Ahhh for true passing place etiquette, you should have experienced the exodus from the Howard Doris yard at Kishorn around 4.30 PM on a Saturday afternoon. It wasnt just the sheep that were traumatised. I used to wonder at the cars in the middle of the glens on my return from Conon Bridge on a Monday morning. Anything in the road of that exodus was dumped to the side of the road, passing place or not
 
Yes, that expectation that you would be happy to reverse around a blind bend is not uncommon. You did the right thing. The thing we have to remember is that many people simply do not know how to reverse. The excuses are varied and myriad*, but the real issue is, they don't know how to reverse. So often, even though it's a pain, it's easier just to reverse half a mile down the road. But that lingering sense of entitlement from some is not always easy to shrug off.

* - for example, a huge white, probably hired BMW (people hire performance cars to "do" the NC500 to play above their pay grade for a few days) came around a corner and overshot the passing place as I was approaching it. I stopped and waited. He looked in his mirror and didn't do a thing. So I folded my arms, and continued to wait. After a while, he got embarrassed, and managed to reverse the few measly metres necessary, clearly fuming. As I went by, he yelled "I'm in a BMW and you're only in a F***ing Fiat!" I still don't understand that one....
I used to be well practiced in the folding arms technique with an addition of unfolding a newspaper, propping it against the steering wheel and starting to read it.
This was usually employed when despite having right of way a car comes in the opposite direction and expects a 40 foot bus to either vanish or reverse.
Unfortunately buses don't vanish and legally they can't reverse with passengers on or without a competent banks-man on the public highway.
Oh! And I was getting paid until my shift ended whether the bus was moving or not. 😁
 
Yes, that expectation that you would be happy to reverse around a blind bend is not uncommon. You did the right thing. The thing we have to remember is that many people simply do not know how to reverse. The excuses are varied and myriad*, but the real issue is, they don't know how to reverse. So often, even though it's a pain, it's easier just to reverse half a mile down the road. But that lingering sense of entitlement from some is not always easy to shrug off.

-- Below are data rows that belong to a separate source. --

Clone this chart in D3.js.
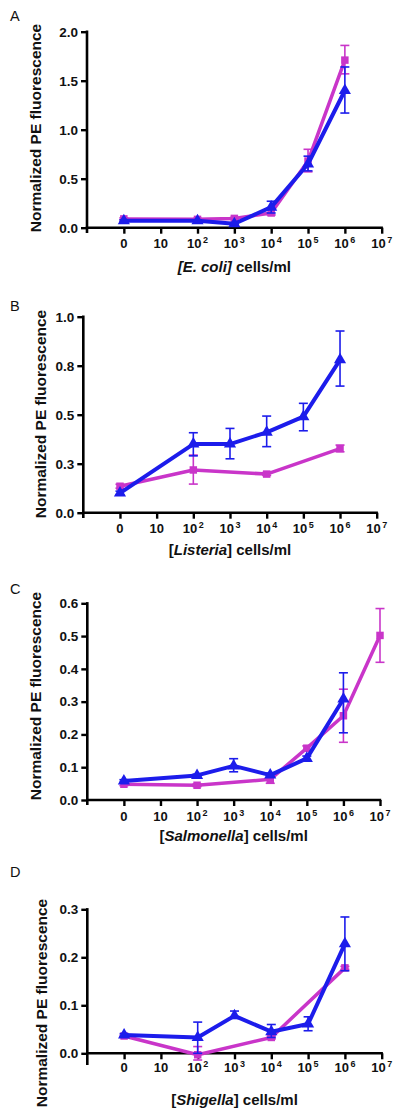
<!DOCTYPE html>
<html><head><meta charset="utf-8">
<script src="https://cdn.jsdelivr.net/npm/d3@7"></script>
<style>body{margin:0;background:#fff}svg{display:block}</style>
</head><body><svg id="c" width="400" height="1118"></svg>
<script>
// ---------- data ----------
const categories = ["0","10","10^2","10^3","10^4","10^5","10^6","10^7"];
const panelLetters = ["A","B","C","D"];
const organisms = ["E. coli","Listeria","Salmonella","Shigella"];
const yTitle = "Normalized PE fluorescence";

const yTicksA = [0,0.5,1,1.5,2];      const yLabelsA = ["0.0","0.5","1.0","1.5","2.0"];
const yTicksB = [0,0.25,0.5,0.75,1];  const yLabelsB = ["0.0","0.3","0.5","0.8","1.0"];
const yTicksC = [0,0.1,0.2,0.3,0.4,0.5,0.6]; const yLabelsC = ["0.0","0.1","0.2","0.3","0.4","0.5","0.6"];
const yTicksD = [0,0.1,0.2,0.3];      const yLabelsD = ["0.0","0.1","0.2","0.3"];

// Panel A (E. coli)
const magA_x  = [0,2,3,4,5,6];
const magA_y  = [0.09,0.085,0.095,0.15,0.68,1.71];
const magA_lo = [0.08,0.075,0.085,0.13,0.57,1.57];
const magA_hi = [0.10,0.095,0.105,0.19,0.80,1.86];
const bluA_x  = [0,2,3,4,5,6];
const bluA_y  = [0.07,0.07,0.04,0.21,0.65,1.40];
const bluA_lo = [0.06,0.06,0.03,0.15,0.58,1.17];
const bluA_hi = [0.08,0.08,0.05,0.27,0.73,1.64];

// Panel B (Listeria)
const magB_x  = [0,2,4,6];
const magB_y  = [0.135,0.218,0.197,0.327];
const magB_lo = [0.125,0.146,0.19,0.311];
const magB_hi = [0.145,0.294,0.205,0.345];
const bluB_x  = [0,2,3,4,5,6];
const bluB_y  = [0.10,0.35,0.35,0.41,0.49,0.78];
const bluB_lo = [0.09,0.29,0.275,0.337,0.418,0.646];
const bluB_hi = [0.11,0.408,0.43,0.493,0.558,0.927];

// Panel C (Salmonella)
const magC_x  = [0,2,4,5,6,7];
const magC_y  = [0.048,0.045,0.063,0.158,0.257,0.502];
const magC_lo = [0.044,0.041,0.051,0.15,0.176,0.42];
const magC_hi = [0.052,0.049,0.075,0.165,0.338,0.584];
const bluC_x  = [0,2,3,4,5,6];
const bluC_y  = [0.058,0.075,0.104,0.076,0.127,0.308];
const bluC_lo = [0.054,0.071,0.086,0.07,0.12,0.205];
const bluC_hi = [0.062,0.079,0.126,0.082,0.134,0.388];

// Panel D (Shigella)
const magD_x  = [0,2,4,6];
const magD_y  = [0.036,-0.003,0.033,0.178];
const magD_lo = [0.034,-0.014,0.03,0.175];
const magD_hi = [0.038,0.014,0.036,0.181];
const bluD_x  = [0,2,3,4,5,6];
const bluD_y  = [0.038,0.033,0.078,0.045,0.061,0.228];
const bluD_lo = [0.035,0.0,0.073,0.033,0.047,0.172];
const bluD_hi = [0.041,0.065,0.088,0.06,0.076,0.284];

// ---------- layout ----------
const MAG = "#c935c9", BLU = "#1c1ceb";
const FONT = "'Liberation Sans', Arial, Helvetica, sans-serif";
const svg = d3.select("#c");

const panels = [
  {letter:panelLetters[0], org:organisms[0], italBr:true, ticks:yTicksA, labels:yLabelsA, ymax:2.0,
   left:87, x7:381.7, yTop:31.7, yZero:227.7, axBot:233, tickBase:248, titleBase:272, letterY:21, yTitleC:128, yTitleX:41,
   mag:[magA_x,magA_y,magA_lo,magA_hi], blu:[bluA_x,bluA_y,bluA_lo,bluA_hi]},
  {letter:panelLetters[1], org:organisms[1], italBr:false, ticks:yTicksB, labels:yLabelsB, ymax:1.0,
   left:83.3, x7:376.7, yTop:316.7, yZero:512.7, axBot:518, tickBase:533, titleBase:555, letterY:311, yTitleC:414, yTitleX:46,
   mag:[magB_x,magB_y,magB_lo,magB_hi], blu:[bluB_x,bluB_y,bluB_lo,bluB_hi]},
  {letter:panelLetters[2], org:organisms[2], italBr:false, ticks:yTicksC, labels:yLabelsC, ymax:0.6,
   left:87.3, x7:380, yTop:603.3, yZero:800, axBot:805, tickBase:821, titleBase:841, letterY:594, yTitleC:696, yTitleX:41,
   mag:[magC_x,magC_y,magC_lo,magC_hi], blu:[bluC_x,bluC_y,bluC_lo,bluC_hi]},
  {letter:panelLetters[3], org:organisms[3], italBr:false, ticks:yTicksD, labels:yLabelsD, ymax:0.3,
   left:87.3, x7:381.7, yTop:909.3, yZero:1053.3, axBot:1065, tickBase:1072, titleBase:1105, letterY:877, yTitleC:1003, yTitleX:47,
   mag:[magD_x,magD_y,magD_lo,magD_hi], blu:[bluD_x,bluD_y,bluD_lo,bluD_hi]}
];

function drawSeries(g, x, y, s, color, marker, lw) {
  const [xs, ys, lo, hi] = s;
  const pts = xs.map((v,i)=>({x:v, y:ys[i], lo:lo[i], hi:hi[i]}));
  const eb = g.append("g").attr("stroke", color).attr("stroke-width", 1.6).attr("fill","none");
  pts.forEach(p => {
    const cx = x(p.x);
    eb.append("line").attr("x1",cx).attr("x2",cx).attr("y1",y(p.lo)).attr("y2",y(p.hi));
    eb.append("line").attr("x1",cx-4.5).attr("x2",cx+4.5).attr("y1",y(p.lo)).attr("y2",y(p.lo));
    eb.append("line").attr("x1",cx-4.5).attr("x2",cx+4.5).attr("y1",y(p.hi)).attr("y2",y(p.hi));
  });
  g.append("path").datum(pts)
    .attr("d", d3.line().x(d=>x(d.x)).y(d=>y(d.y)))
    .attr("fill","none").attr("stroke",color).attr("stroke-width",lw).attr("stroke-linejoin","round");
  const sym = d3.symbol().type(marker).size(marker===d3.symbolSquare?56:64);
  g.selectAll(null).data(pts).enter().append("path")
    .attr("d", sym).attr("fill", color)
    .attr("transform", d=>`translate(${x(d.x)},${y(d.y)})`);
}

panels.forEach(P => {
  const g = svg.append("g");
  const x = d3.scaleLinear().domain([-1,7]).range([P.left, P.x7]);
  const y = d3.scaleLinear().domain([0,P.ymax]).range([P.yZero, P.yTop]);

  g.append("text").attr("x",10).attr("y",P.letterY).text(P.letter)
    .attr("font-family",FONT).attr("font-size",14.5).attr("fill","#111");

  // y axis
  const ya = g.append("g").attr("transform",`translate(${P.left},0)`)
    .call(d3.axisLeft(y).tickValues(P.ticks).tickFormat((d,i)=>P.labels[i]).tickSize(6).tickPadding(3));
  ya.select(".domain").remove();
  ya.selectAll(".tick line").attr("stroke","#000").attr("stroke-width",2.4);
  ya.selectAll(".tick text").attr("font-family",FONT).attr("font-size",13.5).attr("font-weight","bold").attr("fill","#111");
  g.append("line").attr("x1",P.left).attr("x2",P.left).attr("y1",y(P.ymax)-1.2).attr("y2",P.axBot)
    .attr("stroke","#000").attr("stroke-width",2.6);

  // x axis
  const xa = g.append("g").attr("transform",`translate(0,${P.yZero})`)
    .call(d3.axisBottom(x).tickValues(d3.range(categories.length)).tickFormat(()=>"").tickSize(6));
  xa.select(".domain").remove();
  xa.selectAll(".tick line").attr("stroke","#000").attr("stroke-width",2.4);
  g.append("line").attr("x1",P.left-1.3).attr("x2",x(7)+1.2).attr("y1",P.yZero).attr("y2",P.yZero)
    .attr("stroke","#000").attr("stroke-width",2.6);
  categories.forEach((c,i) => {
    const t = g.append("text").attr("x",x(i)).attr("y",P.tickBase).attr("text-anchor","middle")
      .attr("font-family",FONT).attr("font-size",13).attr("font-weight","bold").attr("fill","#111");
    const parts = c.split("^");
    t.append("tspan").text(parts[0]);
    if (parts[1]) t.append("tspan").attr("dy",-5.5).attr("dx",1.5).attr("font-size",9).text(parts[1]);
  });

  // x title
  const xt = g.append("text").attr("x",(P.left+P.x7)/2).attr("y",P.titleBase).attr("text-anchor","middle")
    .attr("font-family",FONT).attr("font-size",15).attr("font-weight","bold").attr("fill","#111");
  if (P.italBr) {
    xt.append("tspan").attr("font-style","italic").text("[" + P.org + "]");
  } else {
    xt.append("tspan").text("[");
    xt.append("tspan").attr("font-style","italic").text(P.org);
    xt.append("tspan").text("]");
  }
  xt.append("tspan").text(" cells/ml");

  // y title
  g.append("text").attr("transform",`translate(${P.yTitleX},${P.yTitleC}) rotate(-90)`).attr("text-anchor","middle")
    .attr("font-family",FONT).attr("font-size",15.5).attr("font-weight","bold").attr("fill","#111").text(yTitle);

  drawSeries(g, x, y, P.mag, MAG, d3.symbolSquare, 3.5);
  drawSeries(g, x, y, P.blu, BLU, d3.symbolTriangle, 4);
});
</script>
</body></html>
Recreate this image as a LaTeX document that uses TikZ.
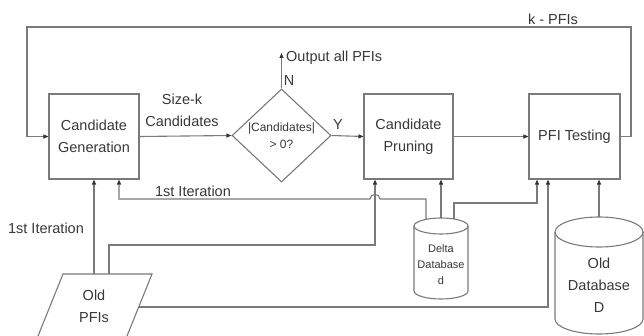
\documentclass[tikz,border=0pt]{standalone}
\usepackage{fontspec}
\setmainfont{Liberation Sans}
\usetikzlibrary{arrows.meta,shapes.geometric}
\definecolor{ln}{HTML}{7A7A7A}
\definecolor{tx}{HTML}{383838}
\definecolor{tip}{HTML}{333333}
\begin{document}
\begin{tikzpicture}[x=1pt,y=-1pt,
  line/.style={draw=ln, line width=1.1pt},
  arr/.style={line, -{Triangle[length=5pt,width=4pt,color=tip]}},
  box/.style={draw=ln, line width=1.1pt, minimum width=90pt, minimum height=85pt, inner sep=0pt, align=center, text=tx, font=\fontsize{14.5}{22}\selectfont},
  lbl/.style={text=tx, font=\fontsize{14.5}{22}\selectfont, align=center, inner sep=0pt},
  small/.style={text=tx, align=center, inner sep=0pt}]
\useasboundingbox (0,0) rectangle (644,336);
\fill[white] (0,0) rectangle (644,336);
% main boxes
\node[box] (cg) at (94,136.5) {Candidate\\Generation};
\node[box, minimum width=89pt] (cp) at (408.5,136.5) {Candidate\\Pruning};
\node[box, minimum width=91pt] (pt) at (574.5,136.5) {PFI Testing};
\node[diamond, draw=ln, line width=1.1pt, minimum width=99pt, minimum height=93pt, inner sep=0pt] (dec) at (281.5,135.5) {};
\node[small, font=\fontsize{12}{17}\selectfont] (dect) at (dec.center) {|Candidates|\\> 0?};
% output
\coordinate (out) at (281.5,53);
\draw[arr] (dec.north) -- (out);
\node[lbl, anchor=west] (outl) at (286,57.5) {Output all PFIs};
\node[lbl] (nl) at (289,81) {N};
\node[lbl] (yl) at (338,125) {Y};
\node[lbl] (szl) at (182,110) {Size-k\\Candidates};
% main flow
\draw[arr] (cg.east) -- (dec.west);
\draw[arr] (dec.east) -- (cp.west);
\draw[arr] (cp.east) -- (pt.west);
% feedback
\coordinate (fr) at (631,27);
\coordinate (fl) at (27,27);
\draw[arr] (pt.east) -| (fr) -- (fl) |- (cg.west);
\node[lbl] (kl) at (553,19) {k - PFIs};
% Old PFIs parallelogram
\draw[line] (36.4,340) -- (63,274) -- (152,274) -- (125.4,340);
\node[lbl] (op) at (94,306.5) {Old\\PFIs};
\coordinate (op1) at (94,274);
\coordinate (op2) at (109,274);
\coordinate (op3) at (139,307);
% Delta database
\draw[line, fill=white] (414,226) -- (414,291) .. controls (414,295.42) and (426.09,299) .. (441,299) .. controls (455.91,299) and (468,295.42) .. (468,291) -- (468,226);
\draw[line] (441,226) ellipse [x radius=27pt, y radius=8pt];
\node[small, font=\fontsize{11}{16}\selectfont] (dd) at (441,264.5) {Delta\\Database\\d};
\coordinate (d1) at (426,219.4);
\coordinate (d2) at (441,218);
\coordinate (d3) at (454,219);
% Old database
\draw[line, fill=white] (555,232) -- (555,319) .. controls (555,327.28) and (574.7,334) .. (599,334) .. controls (623.3,334) and (643,327.28) .. (643,319) -- (643,232);
\draw[line] (599,232) ellipse [x radius=44pt, y radius=15pt];
\node[lbl] (od) at (599,285) {Old\\Database\\D};
\coordinate (o1) at (599,217);
% connectors
\draw[arr] (op1) -- (op1 |- cg.south);
\node[lbl] (it1) at (46,228) {1st Iteration};
\coordinate (j1) at (375,245);
\draw[arr] (op2) |- (j1) -- (j1 |- cp.south);
\coordinate (j2) at (548,307);
\draw[arr] (op3) -- (j2) -- (j2 |- pt.south);
\coordinate (h1) at (119,199);
\draw[arr] (d1) -- (426,199) -- (380,199) .. controls (380,193) and (370,193) .. (370,199) -- (h1) -- (h1 |- cg.south);
\node[lbl] (it2) at (193,191) {1st Iteration};
\draw[arr] (d2) -- (d2 |- cp.south);
\coordinate (j3) at (537,203);
\draw[arr] (d3) |- (j3) -- (j3 |- pt.south);
\draw[arr] (o1) -- (o1 |- pt.south);
\end{tikzpicture}
\end{document}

* - for example, a huge white, probably hired BMW (people hire performance cars to "do" the NC500 to play above their pay grade for a few days) came around a corner and overshot the passing place as I was approaching it. I stopped and waited. He looked in his mirror and didn't do a thing. So I folded my arms, and continued to wait. After a while, he got embarrassed, and managed to reverse the few measly metres necessary, clearly fuming. As I went by, he yelled "I'm in a BMW and you're only in a F***ing Fiat!" I still don't understand that one....

Obviously, the more expensive your car, the more right of way you have?

When I was back in Mull about ten years ago I tried to find that blind corner again to photograph it, but I couldn't. The road hadn't just been improved, it had been realigned, and the whole thing was gone. Basically the road rounded a rock, going downhill, with a steep drop on the other side with no safety barrier at all. I'm good, but I'm not prepared to do that. Reverse uphill, round a blind corner, with a steep unprotected drop on the outside of the curve, on a road little wider than my car? Nope.

A farmer in Perthshire told me about a guy in a campervan who tried to get him to reverse across a narrow hump-backed bridge in a Land Rover - while towing a horse trailer containing a sick mare he was trying to get to the vet.